Dreamers, Roberts wrote (quoting a brief), had “enrolled in degree programs, embarked on careers, started businesses, purchased homes and even married and had children” in reliance on DACA. If recipients were excluded from the workforce, Roberts noted, it could result in the loss of $215 billion to the economy and $60 billion in federal tax revenue over the next 10 years.
In 2021, Judge Hanen of the Federal District Court in Houston ruled in favor of the nine Republican-led states that sued in 2018 to overturn DACA because the Obama administration had failed to comply with the notice-and-comment period required by the APA. The plaintiff states —Texas, Alabama, Arkansas, Kansas, Louisiana, Mississippi, Nebraska, South Carolina and West Virginia — claimed that DACA inflicted millions of dollars in education, health care and other costs on them.

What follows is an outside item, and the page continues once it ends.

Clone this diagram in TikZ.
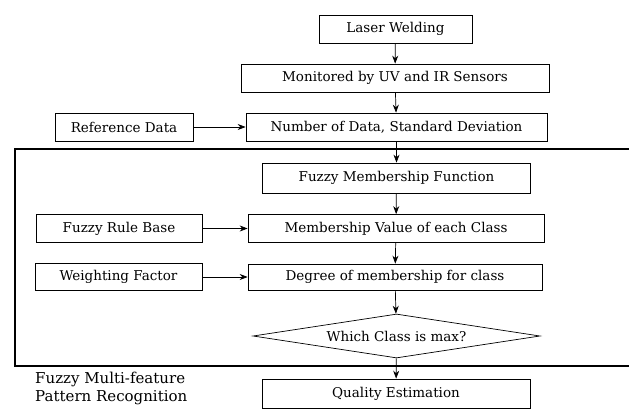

The Mexican American Legal Defense and Educational Fund and the state of New Jersey, who are defending the program, argued that the nine plaintiff states had failed to introduce evidence that any of their alleged costs were attributable to DACA recipients.
Joe Biden’s Department of Homeland Security (DHS) enacted a new version of DACA — the “Final Rule” — which was to become effective in 2022, in an attempt to bolster the program’s legality. Unlike the Obama memo that established DACA, the Final Rule did have a notice-and-comment period to comply with the APA. The Final Rule hasn’t gone into effect, however.

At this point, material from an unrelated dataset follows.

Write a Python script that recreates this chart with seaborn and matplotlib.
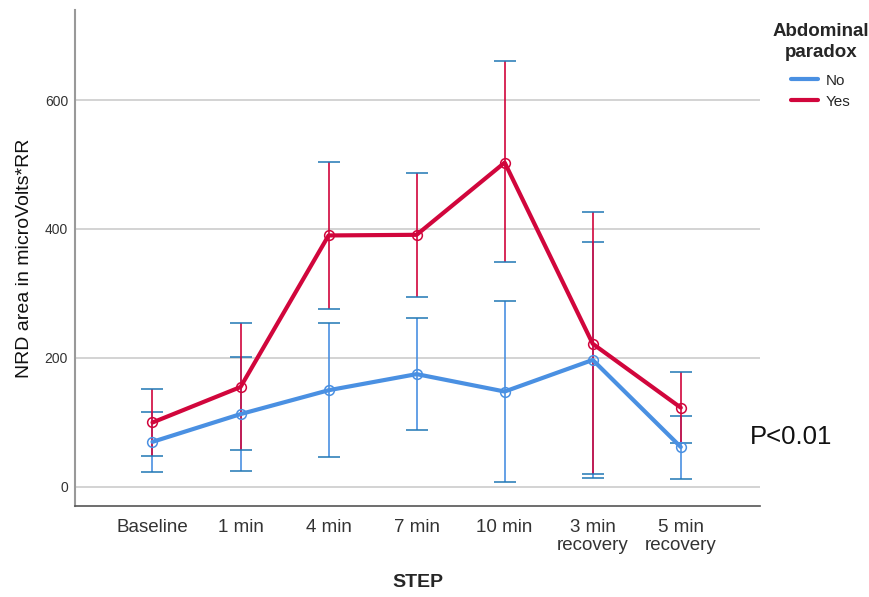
import pandas as pd
import seaborn as sns
import matplotlib.pyplot as plt
from matplotlib.lines import Line2D

# Steps on the x axis
steps = ['Baseline', '1 min', '4 min', '7 min', '10 min',
         '3 min\nrecovery', '5 min\nrecovery']

# Mean NRD area and error bar ends
no_mean = [70, 113, 150, 175, 148, 197, 62]
no_low = [23, 25, 47, 88, 8, 14, 12]
no_high = [116, 202, 254, 262, 289, 380, 110]

yes_mean = [100, 155, 390, 391, 503, 222, 123]
yes_low = [48, 57, 276, 295, 349, 20, 68]
yes_high = [152, 254, 504, 487, 660, 426, 178]

groups = ['No', 'Yes']
colors = {'No': '#4A90E2', 'Yes': '#D1063C'}

# Long form table for seaborn
df = pd.DataFrame({
    'pos': list(range(len(steps))) * 2,
    'step': steps * 2,
    'group': ['No'] * len(steps) + ['Yes'] * len(steps),
    'mean': no_mean + yes_mean,
    'low': no_low + yes_low,
    'high': no_high + yes_high,
})

sns.set_style('white')
plt.rcParams['font.family'] = ['Liberation Sans', 'DejaVu Sans']

fig = plt.figure(figsize=(8.7, 5.97), dpi=100)
ax = fig.add_axes([0.0862, 0.1524, 0.7874, 0.8308])

# Error bars first, so the lines sit on top
for g in groups:
    d = df[df['group'] == g]
    ax.errorbar(d['pos'], d['mean'],
                yerr=[d['mean'] - d['low'], d['high'] - d['mean']],
                fmt='none', ecolor=colors[g], elinewidth=1.2,
                capsize=8, capthick=1.2, zorder=2)

sns.lineplot(data=df, x='pos', y='mean', hue='group', hue_order=groups,
             palette=colors, marker='o', markersize=7, mfc='none',
             linewidth=3, legend=False, ax=ax, zorder=3)

# open circle markers in the line colour
for line in ax.lines:
    line.set_markeredgecolor(line.get_color())
    line.set_markeredgewidth(1.1)

# Axes styling
ax.set_xlim(-0.88, 6.9)
ax.set_ylim(-29.5, 739.5)
ax.set_yticks([0, 200, 400, 600])
ax.set_xticks(range(len(steps)))
ax.set_xticklabels(steps, fontsize=13.5, color='#333333', linespacing=1.15)
ax.tick_params(axis='y', labelsize=10, colors='#333333', length=0, pad=5)
ax.tick_params(axis='x', length=0, pad=9)
ax.grid(axis='y', color='#CCCCCC', linewidth=1.2)
ax.grid(axis='x', visible=False)

for side in ['top', 'right']:
    ax.spines[side].set_visible(False)
ax.spines['left'].set_color('#999999')
ax.spines['left'].set_linewidth(1.5)
ax.spines['bottom'].set_color('#555555')
ax.spines['bottom'].set_linewidth(1.2)

ax.set_xlabel('STEP', fontsize=14, fontweight='bold', labelpad=14)
ax.set_ylabel('NRD area in microVolts*RR', fontsize=14, color='#111111')
ax.yaxis.set_label_coords(-0.062, 0.5)

# Legend
handles = [Line2D([0], [0], color=colors[g], lw=3) for g in groups]
leg = ax.legend(handles, groups, title='Abdominal\nparadox',
                loc='upper left', bbox_to_anchor=(0.881, 0.971),
                bbox_transform=fig.transFigure, frameon=False,
                fontsize=11, title_fontproperties={'weight': 'bold', 'size': 13.5},
                handlelength=1.8, handletextpad=0.5, labelspacing=0.45,
                borderaxespad=0, alignment='center')
leg.get_title().set_multialignment('center')
leg.get_title().set_linespacing(1.3)
leg._legend_box.sep = 9

# p value note
fig.text(0.862, 0.257, 'P<0.01', fontsize=18.5, color='#111111')

plt.savefig('out.png', dpi=100)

In 2022, the U.S. Court of Appeals for the Fifth Circuit affirmed Hanen’s 2021 decision and remanded the case back to Hanen to review the legality of Biden’s Final Rule.
Hanen was not persuaded that the Final Rule cured the legal defects in the Obama administration’s initiation of the program. “There are no material differences” between the 2012 Obama memorandum that established DACA and the Final Rule, Hanen wrote in his September 13 opinion, adding: “The executive branch cannot usurp the power bestowed on Congress by the Constitution — even to fill a void.” Hanen ruled that the DACA program either stands or falls as a whole. None of its provisions — for example, the benefits section — can be severed without ending the relief from deportation as well, the ruling stated.

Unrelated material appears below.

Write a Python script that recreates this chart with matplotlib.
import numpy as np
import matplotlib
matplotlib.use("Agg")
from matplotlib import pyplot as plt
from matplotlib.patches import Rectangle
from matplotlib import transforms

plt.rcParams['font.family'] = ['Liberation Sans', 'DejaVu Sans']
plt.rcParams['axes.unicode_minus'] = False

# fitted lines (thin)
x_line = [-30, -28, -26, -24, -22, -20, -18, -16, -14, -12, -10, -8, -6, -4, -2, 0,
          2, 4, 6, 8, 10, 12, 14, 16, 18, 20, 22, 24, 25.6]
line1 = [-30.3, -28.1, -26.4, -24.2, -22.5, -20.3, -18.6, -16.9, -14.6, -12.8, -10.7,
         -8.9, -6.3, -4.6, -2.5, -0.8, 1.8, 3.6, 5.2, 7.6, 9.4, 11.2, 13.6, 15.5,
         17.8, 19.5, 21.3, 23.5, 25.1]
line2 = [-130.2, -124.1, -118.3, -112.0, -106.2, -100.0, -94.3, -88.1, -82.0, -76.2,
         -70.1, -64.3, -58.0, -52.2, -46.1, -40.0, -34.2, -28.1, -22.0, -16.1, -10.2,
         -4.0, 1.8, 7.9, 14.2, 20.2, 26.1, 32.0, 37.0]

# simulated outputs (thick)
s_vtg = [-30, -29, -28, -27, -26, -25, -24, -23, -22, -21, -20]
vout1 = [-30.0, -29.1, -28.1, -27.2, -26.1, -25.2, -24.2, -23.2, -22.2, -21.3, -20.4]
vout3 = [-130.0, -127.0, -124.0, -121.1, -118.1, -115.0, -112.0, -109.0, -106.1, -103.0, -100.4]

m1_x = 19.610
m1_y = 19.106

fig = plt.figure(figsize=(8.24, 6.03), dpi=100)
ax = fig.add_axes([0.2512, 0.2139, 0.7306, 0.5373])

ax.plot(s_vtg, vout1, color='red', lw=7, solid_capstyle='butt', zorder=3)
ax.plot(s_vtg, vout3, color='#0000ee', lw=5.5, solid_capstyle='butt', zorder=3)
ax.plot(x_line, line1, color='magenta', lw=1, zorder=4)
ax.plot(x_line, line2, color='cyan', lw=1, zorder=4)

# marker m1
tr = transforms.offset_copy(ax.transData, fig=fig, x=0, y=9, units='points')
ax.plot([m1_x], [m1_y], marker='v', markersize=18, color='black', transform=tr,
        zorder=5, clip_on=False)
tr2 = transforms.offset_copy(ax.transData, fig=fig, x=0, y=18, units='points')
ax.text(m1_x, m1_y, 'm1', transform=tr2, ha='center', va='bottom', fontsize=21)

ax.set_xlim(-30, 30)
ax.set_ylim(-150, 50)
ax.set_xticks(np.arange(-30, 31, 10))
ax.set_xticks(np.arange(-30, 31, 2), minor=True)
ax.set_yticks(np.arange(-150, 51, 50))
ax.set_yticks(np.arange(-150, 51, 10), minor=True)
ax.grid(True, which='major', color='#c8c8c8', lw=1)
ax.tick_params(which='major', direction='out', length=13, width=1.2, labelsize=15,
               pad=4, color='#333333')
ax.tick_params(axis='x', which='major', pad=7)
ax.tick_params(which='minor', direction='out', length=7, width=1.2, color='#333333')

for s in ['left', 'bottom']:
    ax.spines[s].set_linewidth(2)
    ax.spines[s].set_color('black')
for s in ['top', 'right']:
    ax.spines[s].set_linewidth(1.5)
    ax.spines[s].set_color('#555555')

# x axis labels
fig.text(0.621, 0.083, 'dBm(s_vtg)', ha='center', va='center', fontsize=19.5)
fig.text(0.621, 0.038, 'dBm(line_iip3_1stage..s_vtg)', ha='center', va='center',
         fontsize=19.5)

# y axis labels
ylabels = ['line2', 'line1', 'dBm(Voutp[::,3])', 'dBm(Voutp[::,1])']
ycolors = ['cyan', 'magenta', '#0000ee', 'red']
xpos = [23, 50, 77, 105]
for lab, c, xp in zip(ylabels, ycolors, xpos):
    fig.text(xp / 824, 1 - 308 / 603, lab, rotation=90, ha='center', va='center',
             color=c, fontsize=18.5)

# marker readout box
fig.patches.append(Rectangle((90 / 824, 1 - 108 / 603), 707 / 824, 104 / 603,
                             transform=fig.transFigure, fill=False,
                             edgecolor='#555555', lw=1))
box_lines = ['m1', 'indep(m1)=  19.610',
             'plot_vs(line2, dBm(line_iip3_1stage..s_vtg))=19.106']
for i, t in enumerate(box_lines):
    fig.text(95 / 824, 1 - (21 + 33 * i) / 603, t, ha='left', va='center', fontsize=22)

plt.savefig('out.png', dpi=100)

If the Supreme Court ultimately strikes down DACA, it will be a devastating blow to hundreds of thousands of Dreamers. DACA “strengthens our economy, our communities and provides a way for people who came as children to work, study, live their lives and support their families,” Vanessa Cárdenas, executive director of the immigrant advocacy organization America’s Voice, said.
The Biden administration will certainly appeal Hanen’s ruling to the Fifth Circuit. Regardless of how that court rules, the case will then go to the Supreme Court, which appears likely to affirm Hanen’s decision. Amy Coney Barrett, now on the court, will probably agree with Hanen, which would make five votes, assuming the four dissenters in 2020 vote consistently. Roberts, who voted with the liberals in 2020, might now concur with the other right-wingers and vote to uphold Hanen’s ruling.
“Unless congressional action is taken, hundreds of thousands of individuals risk being deported from the only country they call home,” 13 progressive student groups in North Carolina wrote in The Chronicle. “We urge our congressional leaders to provide a pathway to citizenship and promote a nation where compassion prevails over partisanship. DACA gives recipients the opportunity to pursue a better life, allowing them to prosper and thrive in the country they call home. Dreamers deserve to be protected.”